A producer also assigns, drops and adds stories for their portion of the broadcast.
After I learned a little of that, I worked the teleprompter. Which is just a screen the anchors read off of and add their own touch to the broadcast. They make every other word stand out and catch attention to their viewers. I had to keep up with one of the anchors who talks kind of fast in some parts and slower in others.
To work this magical screen, there is a wheel that you turn right to run the words as you read and you manually adjust the speed by turning left to slow down the words. It’s a bit touchy the first couple of times, but after that I think I got it down. Which is pretty cool!

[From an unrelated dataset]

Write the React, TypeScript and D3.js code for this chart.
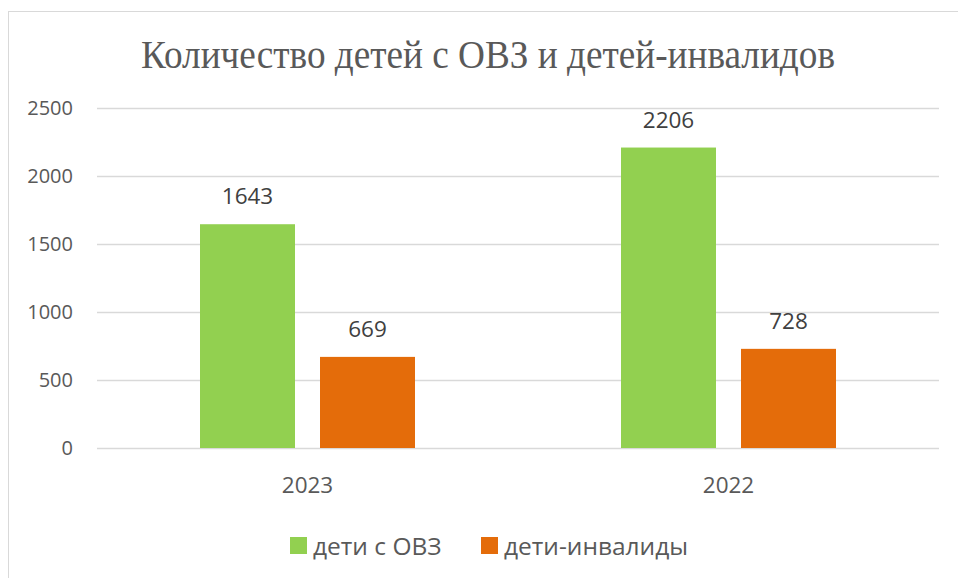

There was some down time for me after the lesson. I just talked with the crew who where in the newsroom. There weren’t very many, but just enough for conversation about anything and everything.
I got to do a mock weather report and there were about 4 TV screens which were broadcasting me. I didn’t know where to look. I got distracted by seeing myself in HD. I learned how to point at the temperatures and where to stand. There is also a mini green screen that is used to cover the weather anchor. I disappeared for 30 seconds, which is pretty cool. Looking at the teleprompter and working the screen was kind of difficult even once I figured out where to stand. Weather is definitely my weak spot. It took me a little while to get into the arm motion.
For the most interesting part, I got to watch TV for a mini job. Well, just the commercials and the times they were aired. It seems easy until you realize you can’t mark times during the commercial break. You marked them when whatever show came back on. There was a special monitor that counted down how much time until commercial break so that kept me on a track for a little bit. When the slot aired, the same program saved the time in 24 hour form. It was my job to write down the time on the physical form in 12 hour form.
I also got to see how the commercials are transferred (by just a few button clicks) over from a basic file, to the server and then viewed on a $13,000 screen that tests out the quality of the commercial. Everything is closely looked at, reviewed and finalized before the actual broadcast. I didn’t realize there was so much there.
Sports was a fun spot! Meeting with the sports anchor was so cool. He offered me to do some job shadow work in the fall and I might just ask to come down for that. I’d love to be on assignment, even as just a shadow, at a football game. It’s pretty sweet to know I might just go back to this really home like staff and do more stuff.
I was also given contact information for just needing help/advice on what I should do about anything in the field. There was even a reference offer from one of the producers (which I shall use for sure!)
In about a month and a half I’ll be in college. I’m going to try to apply for more job shadows, internships and freelancing to help me prepare for the industry. Broadcasting and print will be a lot of fun! The goal is still ESPN; however, as long as I’m doing something I love, I’m perfectly fine with wherever I land in the industry.